(INFORMATION PROVIDED):
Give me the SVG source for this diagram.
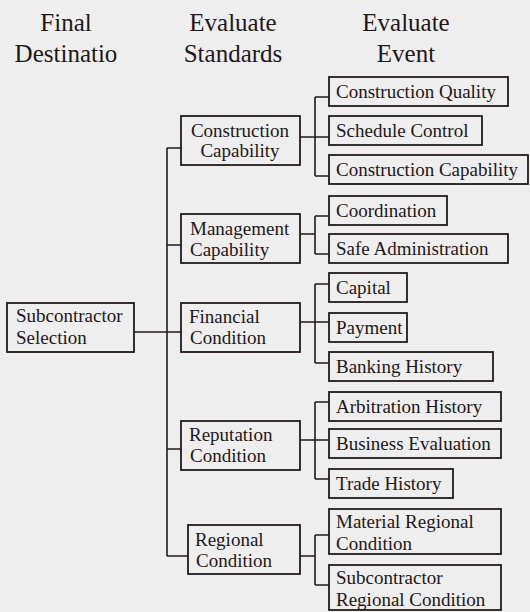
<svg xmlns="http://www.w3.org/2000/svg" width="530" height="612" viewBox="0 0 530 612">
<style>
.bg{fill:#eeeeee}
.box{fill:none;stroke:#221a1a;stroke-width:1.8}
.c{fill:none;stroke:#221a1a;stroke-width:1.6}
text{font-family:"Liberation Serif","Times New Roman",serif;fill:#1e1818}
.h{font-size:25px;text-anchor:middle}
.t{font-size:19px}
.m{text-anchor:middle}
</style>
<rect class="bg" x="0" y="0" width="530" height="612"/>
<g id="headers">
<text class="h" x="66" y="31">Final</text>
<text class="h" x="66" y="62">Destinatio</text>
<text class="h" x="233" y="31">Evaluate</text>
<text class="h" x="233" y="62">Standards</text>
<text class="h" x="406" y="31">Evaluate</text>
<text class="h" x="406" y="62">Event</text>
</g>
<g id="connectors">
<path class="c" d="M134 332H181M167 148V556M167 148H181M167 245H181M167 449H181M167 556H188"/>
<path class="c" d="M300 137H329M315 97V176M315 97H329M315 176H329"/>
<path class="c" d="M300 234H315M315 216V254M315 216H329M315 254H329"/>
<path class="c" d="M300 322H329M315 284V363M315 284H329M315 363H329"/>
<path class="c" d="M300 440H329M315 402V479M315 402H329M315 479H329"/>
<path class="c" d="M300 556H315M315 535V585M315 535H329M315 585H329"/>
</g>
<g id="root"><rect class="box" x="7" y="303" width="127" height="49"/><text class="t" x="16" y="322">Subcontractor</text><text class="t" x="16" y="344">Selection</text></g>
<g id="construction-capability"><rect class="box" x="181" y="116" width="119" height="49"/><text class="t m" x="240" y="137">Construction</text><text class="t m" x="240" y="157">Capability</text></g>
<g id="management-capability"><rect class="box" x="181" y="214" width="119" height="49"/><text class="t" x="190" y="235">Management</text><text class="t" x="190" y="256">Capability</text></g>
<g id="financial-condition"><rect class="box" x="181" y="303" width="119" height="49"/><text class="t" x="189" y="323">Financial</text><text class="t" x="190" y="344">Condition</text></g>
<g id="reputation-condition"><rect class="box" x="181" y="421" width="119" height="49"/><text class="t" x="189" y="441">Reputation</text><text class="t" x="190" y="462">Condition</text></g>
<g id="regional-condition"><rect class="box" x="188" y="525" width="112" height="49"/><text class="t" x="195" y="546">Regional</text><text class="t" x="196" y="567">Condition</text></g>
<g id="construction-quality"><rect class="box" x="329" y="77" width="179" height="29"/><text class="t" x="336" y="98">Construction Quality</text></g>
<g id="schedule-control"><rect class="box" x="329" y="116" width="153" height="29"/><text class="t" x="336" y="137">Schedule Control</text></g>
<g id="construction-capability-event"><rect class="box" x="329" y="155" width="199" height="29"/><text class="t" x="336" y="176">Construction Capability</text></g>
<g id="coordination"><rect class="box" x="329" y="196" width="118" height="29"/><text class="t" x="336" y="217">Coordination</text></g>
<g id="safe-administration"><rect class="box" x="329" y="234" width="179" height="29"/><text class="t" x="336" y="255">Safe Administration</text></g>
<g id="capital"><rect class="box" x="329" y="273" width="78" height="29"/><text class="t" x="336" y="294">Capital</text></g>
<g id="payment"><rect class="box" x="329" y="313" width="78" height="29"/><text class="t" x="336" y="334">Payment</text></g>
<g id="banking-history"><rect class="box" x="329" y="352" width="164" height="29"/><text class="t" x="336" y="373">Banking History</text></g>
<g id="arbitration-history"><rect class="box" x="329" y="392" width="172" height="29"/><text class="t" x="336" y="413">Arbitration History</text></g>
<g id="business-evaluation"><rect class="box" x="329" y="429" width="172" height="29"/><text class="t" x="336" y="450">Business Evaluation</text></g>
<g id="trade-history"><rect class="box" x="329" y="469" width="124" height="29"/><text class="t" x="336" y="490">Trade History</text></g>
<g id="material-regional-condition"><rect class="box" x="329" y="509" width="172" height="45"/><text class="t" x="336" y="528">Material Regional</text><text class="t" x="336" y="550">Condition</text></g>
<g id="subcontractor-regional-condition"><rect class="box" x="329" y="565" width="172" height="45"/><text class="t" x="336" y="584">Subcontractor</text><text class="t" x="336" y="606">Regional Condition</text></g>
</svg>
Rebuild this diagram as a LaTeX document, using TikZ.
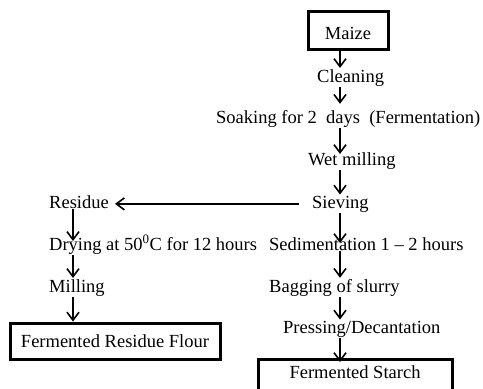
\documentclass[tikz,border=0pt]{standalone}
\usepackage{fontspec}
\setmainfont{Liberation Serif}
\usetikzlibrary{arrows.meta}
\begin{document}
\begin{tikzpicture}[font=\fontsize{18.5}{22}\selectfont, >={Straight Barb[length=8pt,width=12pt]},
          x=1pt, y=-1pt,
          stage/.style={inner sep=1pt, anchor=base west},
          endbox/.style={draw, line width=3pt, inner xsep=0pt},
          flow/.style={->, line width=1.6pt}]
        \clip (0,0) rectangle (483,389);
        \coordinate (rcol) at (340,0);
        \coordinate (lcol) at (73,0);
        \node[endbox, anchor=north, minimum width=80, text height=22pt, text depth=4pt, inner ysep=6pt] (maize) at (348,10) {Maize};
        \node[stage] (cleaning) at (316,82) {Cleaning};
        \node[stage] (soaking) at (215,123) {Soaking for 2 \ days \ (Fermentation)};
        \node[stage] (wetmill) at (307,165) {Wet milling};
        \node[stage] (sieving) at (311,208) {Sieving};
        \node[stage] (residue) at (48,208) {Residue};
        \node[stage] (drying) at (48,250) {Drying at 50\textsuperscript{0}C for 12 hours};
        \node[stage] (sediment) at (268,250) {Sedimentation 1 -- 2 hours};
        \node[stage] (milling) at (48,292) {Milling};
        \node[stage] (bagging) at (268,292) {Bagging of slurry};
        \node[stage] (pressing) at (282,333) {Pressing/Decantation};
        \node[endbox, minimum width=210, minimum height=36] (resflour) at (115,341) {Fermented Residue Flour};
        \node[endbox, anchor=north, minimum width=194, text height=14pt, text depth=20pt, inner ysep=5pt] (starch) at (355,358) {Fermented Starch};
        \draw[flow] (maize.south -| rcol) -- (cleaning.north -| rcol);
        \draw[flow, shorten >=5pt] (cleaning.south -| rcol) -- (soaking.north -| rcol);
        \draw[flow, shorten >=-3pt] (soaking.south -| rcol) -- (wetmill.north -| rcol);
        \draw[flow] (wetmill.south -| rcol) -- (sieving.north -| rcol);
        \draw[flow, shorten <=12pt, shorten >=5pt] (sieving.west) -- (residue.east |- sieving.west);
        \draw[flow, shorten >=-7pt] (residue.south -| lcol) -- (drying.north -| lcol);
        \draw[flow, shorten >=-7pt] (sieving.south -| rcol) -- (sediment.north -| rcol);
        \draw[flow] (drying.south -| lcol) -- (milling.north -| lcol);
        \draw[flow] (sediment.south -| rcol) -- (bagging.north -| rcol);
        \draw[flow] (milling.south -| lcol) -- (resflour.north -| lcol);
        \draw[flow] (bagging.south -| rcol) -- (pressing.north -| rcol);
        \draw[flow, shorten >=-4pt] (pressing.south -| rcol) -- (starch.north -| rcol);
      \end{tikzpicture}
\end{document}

(WHAT IS EXPECTED): Write the listing out a second time exactly, dropping all images.

(EXERCISE OUTPUT):
Give me the SVG source for this diagram.
<svg xmlns="http://www.w3.org/2000/svg" width="530" height="612" viewBox="0 0 530 612">
<style>
.bg{fill:#eeeeee}
.box{fill:none;stroke:#221a1a;stroke-width:1.8}
.c{fill:none;stroke:#221a1a;stroke-width:1.6}
text{font-family:"Liberation Serif","Times New Roman",serif;fill:#1e1818}
.h{font-size:25px;text-anchor:middle}
.t{font-size:19px}
.m{text-anchor:middle}
</style>
<rect class="bg" x="0" y="0" width="530" height="612"/>
<g id="headers">
<text class="h" x="66" y="31">Final</text>
<text class="h" x="66" y="62">Destinatio</text>
<text class="h" x="233" y="31">Evaluate</text>
<text class="h" x="233" y="62">Standards</text>
<text class="h" x="406" y="31">Evaluate</text>
<text class="h" x="406" y="62">Event</text>
</g>
<g id="connectors">
<path class="c" d="M134 332H181M167 148V556M167 148H181M167 245H181M167 449H181M167 556H188"/>
<path class="c" d="M300 137H329M315 97V176M315 97H329M315 176H329"/>
<path class="c" d="M300 234H315M315 216V254M315 216H329M315 254H329"/>
<path class="c" d="M300 322H329M315 284V363M315 284H329M315 363H329"/>
<path class="c" d="M300 440H329M315 402V479M315 402H329M315 479H329"/>
<path class="c" d="M300 556H315M315 535V585M315 535H329M315 585H329"/>
</g>
<g id="root"><rect class="box" x="7" y="303" width="127" height="49"/><text class="t" x="16" y="322">Subcontractor</text><text class="t" x="16" y="344">Selection</text></g>
<g id="construction-capability"><rect class="box" x="181" y="116" width="119" height="49"/><text class="t m" x="240" y="137">Construction</text><text class="t m" x="240" y="157">Capability</text></g>
<g id="management-capability"><rect class="box" x="181" y="214" width="119" height="49"/><text class="t" x="190" y="235">Management</text><text class="t" x="190" y="256">Capability</text></g>
<g id="financial-condition"><rect class="box" x="181" y="303" width="119" height="49"/><text class="t" x="189" y="323">Financial</text><text class="t" x="190" y="344">Condition</text></g>
<g id="reputation-condition"><rect class="box" x="181" y="421" width="119" height="49"/><text class="t" x="189" y="441">Reputation</text><text class="t" x="190" y="462">Condition</text></g>
<g id="regional-condition"><rect class="box" x="188" y="525" width="112" height="49"/><text class="t" x="195" y="546">Regional</text><text class="t" x="196" y="567">Condition</text></g>
<g id="construction-quality"><rect class="box" x="329" y="77" width="179" height="29"/><text class="t" x="336" y="98">Construction Quality</text></g>
<g id="schedule-control"><rect class="box" x="329" y="116" width="153" height="29"/><text class="t" x="336" y="137">Schedule Control</text></g>
<g id="construction-capability-event"><rect class="box" x="329" y="155" width="199" height="29"/><text class="t" x="336" y="176">Construction Capability</text></g>
<g id="coordination"><rect class="box" x="329" y="196" width="118" height="29"/><text class="t" x="336" y="217">Coordination</text></g>
<g id="safe-administration"><rect class="box" x="329" y="234" width="179" height="29"/><text class="t" x="336" y="255">Safe Administration</text></g>
<g id="capital"><rect class="box" x="329" y="273" width="78" height="29"/><text class="t" x="336" y="294">Capital</text></g>
<g id="payment"><rect class="box" x="329" y="313" width="78" height="29"/><text class="t" x="336" y="334">Payment</text></g>
<g id="banking-history"><rect class="box" x="329" y="352" width="164" height="29"/><text class="t" x="336" y="373">Banking History</text></g>
<g id="arbitration-history"><rect class="box" x="329" y="392" width="172" height="29"/><text class="t" x="336" y="413">Arbitration History</text></g>
<g id="business-evaluation"><rect class="box" x="329" y="429" width="172" height="29"/><text class="t" x="336" y="450">Business Evaluation</text></g>
<g id="trade-history"><rect class="box" x="329" y="469" width="124" height="29"/><text class="t" x="336" y="490">Trade History</text></g>
<g id="material-regional-condition"><rect class="box" x="329" y="509" width="172" height="45"/><text class="t" x="336" y="528">Material Regional</text><text class="t" x="336" y="550">Condition</text></g>
<g id="subcontractor-regional-condition"><rect class="box" x="329" y="565" width="172" height="45"/><text class="t" x="336" y="584">Subcontractor</text><text class="t" x="336" y="606">Regional Condition</text></g>
</svg>
Rebuild this diagram as a LaTeX document, using TikZ.
\documentclass[tikz,border=0pt]{standalone}
\usepackage{fontspec}
\setmainfont{Liberation Serif}
\usetikzlibrary{arrows.meta}
\begin{document}
\begin{tikzpicture}[font=\fontsize{18.5}{22}\selectfont, >={Straight Barb[length=8pt,width=12pt]},
          x=1pt, y=-1pt,
          stage/.style={inner sep=1pt, anchor=base west},
          endbox/.style={draw, line width=3pt, inner xsep=0pt},
          flow/.style={->, line width=1.6pt}]
        \clip (0,0) rectangle (483,389);
        \coordinate (rcol) at (340,0);
        \coordinate (lcol) at (73,0);
        \node[endbox, anchor=north, minimum width=80, text height=22pt, text depth=4pt, inner ysep=6pt] (maize) at (348,10) {Maize};
        \node[stage] (cleaning) at (316,82) {Cleaning};
        \node[stage] (soaking) at (215,123) {Soaking for 2 \ days \ (Fermentation)};
        \node[stage] (wetmill) at (307,165) {Wet milling};
        \node[stage] (sieving) at (311,208) {Sieving};
        \node[stage] (residue) at (48,208) {Residue};
        \node[stage] (drying) at (48,250) {Drying at 50\textsuperscript{0}C for 12 hours};
        \node[stage] (sediment) at (268,250) {Sedimentation 1 -- 2 hours};
        \node[stage] (milling) at (48,292) {Milling};
        \node[stage] (bagging) at (268,292) {Bagging of slurry};
        \node[stage] (pressing) at (282,333) {Pressing/Decantation};
        \node[endbox, minimum width=210, minimum height=36] (resflour) at (115,341) {Fermented Residue Flour};
        \node[endbox, anchor=north, minimum width=194, text height=14pt, text depth=20pt, inner ysep=5pt] (starch) at (355,358) {Fermented Starch};
        \draw[flow] (maize.south -| rcol) -- (cleaning.north -| rcol);
        \draw[flow, shorten >=5pt] (cleaning.south -| rcol) -- (soaking.north -| rcol);
        \draw[flow, shorten >=-3pt] (soaking.south -| rcol) -- (wetmill.north -| rcol);
        \draw[flow] (wetmill.south -| rcol) -- (sieving.north -| rcol);
        \draw[flow, shorten <=12pt, shorten >=5pt] (sieving.west) -- (residue.east |- sieving.west);
        \draw[flow, shorten >=-7pt] (residue.south -| lcol) -- (drying.north -| lcol);
        \draw[flow, shorten >=-7pt] (sieving.south -| rcol) -- (sediment.north -| rcol);
        \draw[flow] (drying.south -| lcol) -- (milling.north -| lcol);
        \draw[flow] (sediment.south -| rcol) -- (bagging.north -| rcol);
        \draw[flow] (milling.south -| lcol) -- (resflour.north -| lcol);
        \draw[flow] (bagging.south -| rcol) -- (pressing.north -| rcol);
        \draw[flow, shorten >=-4pt] (pressing.south -| rcol) -- (starch.north -| rcol);
      \end{tikzpicture}
\end{document}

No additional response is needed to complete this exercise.